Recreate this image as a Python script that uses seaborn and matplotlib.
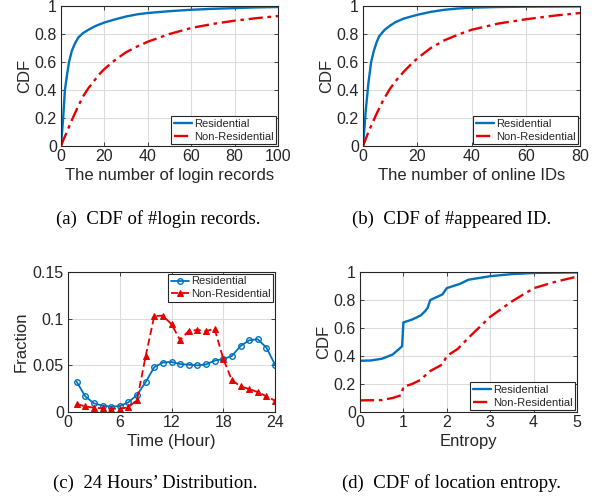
import numpy as np
import pandas as pd
import matplotlib
matplotlib.use("Agg")
import matplotlib.pyplot as plt
import seaborn as sns

# ---------------- data ----------------
# (a) CDF of #login records
a_res_x = [0, 0.5, 1, 1.8, 2.7, 3.7, 5, 6.5, 8, 10, 12.6, 16, 20, 25, 30, 35, 40, 50, 60, 70, 80, 90, 100]
a_res_y = [0, 0.10, 0.20, 0.40, 0.50, 0.60, 0.68, 0.735, 0.775, 0.805, 0.83, 0.858, 0.882, 0.905, 0.925, 0.94, 0.95, 0.963, 0.973, 0.980, 0.985, 0.99, 0.993]
a_non_x = [0, 1, 2, 3.5, 5, 7.5, 10, 12.5, 15, 17.5, 20, 25, 30, 35, 40, 50, 60, 70, 80, 90, 100]
a_non_y = [0, 0.04, 0.075, 0.13, 0.185, 0.27, 0.35, 0.41, 0.46, 0.51, 0.55, 0.615, 0.67, 0.71, 0.745, 0.80, 0.843, 0.872, 0.895, 0.913, 0.928]

# (b) CDF of #appeared ID
b_res_x = [0, 0.5, 1, 2, 3, 4, 5, 6, 8, 10, 12, 15, 20, 25, 30, 35, 40, 50, 60, 80]
b_res_y = [0, 0.12, 0.25, 0.45, 0.60, 0.68, 0.74, 0.785, 0.83, 0.86, 0.885, 0.91, 0.937, 0.958, 0.973, 0.982, 0.988, 0.993, 0.995, 0.997]
b_non_x = [0, 1, 2, 3.5, 5, 7.5, 10, 12.5, 15, 17.5, 20, 25, 30, 35, 40, 50, 60, 70, 80]
b_non_y = [0, 0.05, 0.10, 0.165, 0.23, 0.33, 0.41, 0.475, 0.53, 0.58, 0.625, 0.70, 0.755, 0.795, 0.83, 0.875, 0.905, 0.93, 0.95]

# (c) 24 hours' distribution
hours = list(range(1, 25))
c_res = [0.0325, 0.0168, 0.0093, 0.0068, 0.0057, 0.0064, 0.0104, 0.0182, 0.032, 0.048, 0.053, 0.0536,
         0.0514, 0.0507, 0.050, 0.051, 0.055, 0.0568, 0.060, 0.0707, 0.0768, 0.078, 0.069, 0.0507]
c_non = [0.0086, 0.006, 0.0046, 0.004, 0.0036, 0.0036, 0.005, 0.0129, 0.0596, 0.1029, 0.1032, 0.094,
         0.077, 0.087, 0.0879, 0.0868, 0.089, 0.057, 0.034, 0.0275, 0.0246, 0.0214, 0.0168, 0.0121]

# (d) CDF of location entropy
d_res_x = [0, 0.25, 0.5, 0.75, 0.9, 0.97, 1.0, 1.2, 1.4, 1.5, 1.56, 1.62, 1.9, 2.0, 2.3, 2.5, 3.0, 3.5, 4.0, 5.0]
d_res_y = [0.366, 0.368, 0.38, 0.41, 0.45, 0.47, 0.64, 0.66, 0.69, 0.72, 0.745, 0.80, 0.84, 0.885, 0.915, 0.945, 0.97, 0.985, 0.993, 0.997]
d_non_x = [0, 0.5, 0.75, 0.95, 1.0, 1.2, 1.4, 1.6, 1.9, 2.0, 2.25, 2.5, 3.0, 3.5, 4.0, 4.5, 5.0]
d_non_y = [0.083, 0.085, 0.10, 0.12, 0.18, 0.20, 0.23, 0.29, 0.34, 0.40, 0.45, 0.53, 0.68, 0.79, 0.884, 0.93, 0.967]

labels = ["Residential", "Non-Residential"]
captions = ["(a)  CDF of #login records.", "(b)  CDF of #appeared ID.",
            "(c)  24 Hours\u2019 Distribution.", "(d)  CDF of location entropy."]

# ---------------- style ----------------
sns.set_style("ticks")
plt.rcParams['font.family'] = ['Liberation Sans', 'DejaVu Sans']
BLUE = "#0072BD"
RED = "#e60000"
AX = "#262626"
GRID = "#dcdcdc"

W, H = 604, 498
fig = plt.figure(figsize=(W / 100, H / 100), dpi=100)


def add_ax(l, t, r, b):
    return fig.add_axes([l / W, 1 - b / H, (r - l) / W, (b - t) / H])


def style(ax):
    ax.grid(True, color=GRID, lw=0.8)
    ax.set_axisbelow(True)
    for s in ax.spines.values():
        s.set_color(AX)
        s.set_linewidth(0.8)
        s.set_visible(True)
    ax.tick_params(direction="in", length=3, width=0.6, colors=AX, labelsize=11.5, pad=2,
                   top=True, right=True)
    ax.tick_params(axis="y", pad=3)


def legend(ax, loc):
    leg = ax.legend(loc=loc, fontsize=8, frameon=True, fancybox=False, borderaxespad=0.15,
                    handlelength=1.6, handletextpad=0.2, borderpad=0.25, labelspacing=0.25)
    leg.get_frame().set_edgecolor(AX)
    leg.get_frame().set_linewidth(0.8)
    leg.get_frame().set_alpha(1)


# (a)
ax = add_ax(61, 6, 278, 146)
sns.lineplot(x=a_res_x, y=a_res_y, ax=ax, color=BLUE, lw=1.7, label=labels[0])
sns.lineplot(x=a_non_x, y=a_non_y, ax=ax, color=RED, lw=1.7, label=labels[1])
ax.lines[1].set_dashes([6, 2, 1.5, 2])
ax.set_xlim(0, 100); ax.set_ylim(0, 1)
ax.set_xticks([0, 20, 40, 60, 80, 100]); ax.set_yticks([0, 0.2, 0.4, 0.6, 0.8, 1])
ax.set_yticklabels(["0", "0.2", "0.4", "0.6", "0.8", "1"])
ax.set_xlabel("The number of login records", fontsize=12, color=AX, labelpad=3)
ax.set_ylabel("CDF", fontsize=12, color=AX, labelpad=2)
style(ax); legend(ax, "lower right")

# (b)
ax = add_ax(363, 6, 580, 146)
sns.lineplot(x=b_res_x, y=b_res_y, ax=ax, color=BLUE, lw=1.7, label=labels[0])
sns.lineplot(x=b_non_x, y=b_non_y, ax=ax, color=RED, lw=1.7, label=labels[1])
ax.lines[1].set_dashes([6, 2, 1.5, 2])
ax.set_xlim(0, 80); ax.set_ylim(0, 1)
ax.set_xticks([0, 20, 40, 60, 80]); ax.set_yticks([0, 0.2, 0.4, 0.6, 0.8, 1])
ax.set_yticklabels(["0", "0.2", "0.4", "0.6", "0.8", "1"])
ax.set_xlabel("The number of online IDs", fontsize=12, color=AX, labelpad=3)
ax.set_ylabel("CDF", fontsize=12, color=AX, labelpad=2)
style(ax); legend(ax, "lower right")

# (c)
ax = add_ax(68, 272, 275, 412)
sns.lineplot(x=hours, y=c_res, ax=ax, color=BLUE, lw=1.3, marker="o", markersize=4,
             markerfacecolor="none", markeredgecolor=BLUE, markeredgewidth=1.0, label=labels[0])
sns.lineplot(x=hours, y=c_non, ax=ax, color=RED, lw=1.3, marker="^", markersize=4.5,
             markerfacecolor=RED, markeredgecolor=RED, label=labels[1])
ax.lines[1].set_dashes([4, 2])
ax.set_xlim(0, 24); ax.set_ylim(0, 0.15)
ax.set_xticks([0, 6, 12, 18, 24]); ax.set_yticks([0, 0.05, 0.1, 0.15])
ax.set_yticklabels(["0", "0.05", "0.1", "0.15"])
ax.set_xlabel("Time (Hour)", fontsize=12, color=AX, labelpad=3)
ax.set_ylabel("Fraction", fontsize=12, color=AX, labelpad=3)
style(ax); legend(ax, "upper right")

# (d)
ax = add_ax(360, 272, 577, 412)
sns.lineplot(x=d_res_x, y=d_res_y, ax=ax, color=BLUE, lw=1.7, label=labels[0])
sns.lineplot(x=d_non_x, y=d_non_y, ax=ax, color=RED, lw=1.7, label=labels[1])
ax.lines[1].set_dashes([6, 2, 1.5, 2])
ax.set_xlim(0, 5); ax.set_ylim(0, 1)
ax.set_xticks([0, 1, 2, 3, 4, 5]); ax.set_yticks([0, 0.2, 0.4, 0.6, 0.8, 1])
ax.set_yticklabels(["0", "0.2", "0.4", "0.6", "0.8", "1"])
ax.set_xlabel("Entropy", fontsize=12, color=AX, labelpad=3)
ax.set_ylabel("CDF", fontsize=12, color=AX, labelpad=2)
style(ax); legend(ax, "lower right")

# captions
cap_pos = [(158, 224), (452, 224), (155, 488), (452, 488)]
for (cx, cy), txt in zip(cap_pos, captions):
    fig.text(cx / W, 1 - cy / H, txt, ha="center", va="baseline", fontsize=13.5,
             family=["Liberation Serif", "DejaVu Serif"], color="black")

fig.savefig("out.png", dpi=100)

| Problem description |
Write out an exact copy of the listing, first line through the line containing "0.905, 0.93, 0.95]", with the pictures left out.

| Result for this task |
Recreate this image as a Python script that uses seaborn and matplotlib.
import numpy as np
import pandas as pd
import matplotlib
matplotlib.use("Agg")
import matplotlib.pyplot as plt
import seaborn as sns

# ---------------- data ----------------
# (a) CDF of #login records
a_res_x = [0, 0.5, 1, 1.8, 2.7, 3.7, 5, 6.5, 8, 10, 12.6, 16, 20, 25, 30, 35, 40, 50, 60, 70, 80, 90, 100]
a_res_y = [0, 0.10, 0.20, 0.40, 0.50, 0.60, 0.68, 0.735, 0.775, 0.805, 0.83, 0.858, 0.882, 0.905, 0.925, 0.94, 0.95, 0.963, 0.973, 0.980, 0.985, 0.99, 0.993]
a_non_x = [0, 1, 2, 3.5, 5, 7.5, 10, 12.5, 15, 17.5, 20, 25, 30, 35, 40, 50, 60, 70, 80, 90, 100]
a_non_y = [0, 0.04, 0.075, 0.13, 0.185, 0.27, 0.35, 0.41, 0.46, 0.51, 0.55, 0.615, 0.67, 0.71, 0.745, 0.80, 0.843, 0.872, 0.895, 0.913, 0.928]

# (b) CDF of #appeared ID
b_res_x = [0, 0.5, 1, 2, 3, 4, 5, 6, 8, 10, 12, 15, 20, 25, 30, 35, 40, 50, 60, 80]
b_res_y = [0, 0.12, 0.25, 0.45, 0.60, 0.68, 0.74, 0.785, 0.83, 0.86, 0.885, 0.91, 0.937, 0.958, 0.973, 0.982, 0.988, 0.993, 0.995, 0.997]
b_non_x = [0, 1, 2, 3.5, 5, 7.5, 10, 12.5, 15, 17.5, 20, 25, 30, 35, 40, 50, 60, 70, 80]
b_non_y = [0, 0.05, 0.10, 0.165, 0.23, 0.33, 0.41, 0.475, 0.53, 0.58, 0.625, 0.70, 0.755, 0.795, 0.83, 0.875, 0.905, 0.93, 0.95]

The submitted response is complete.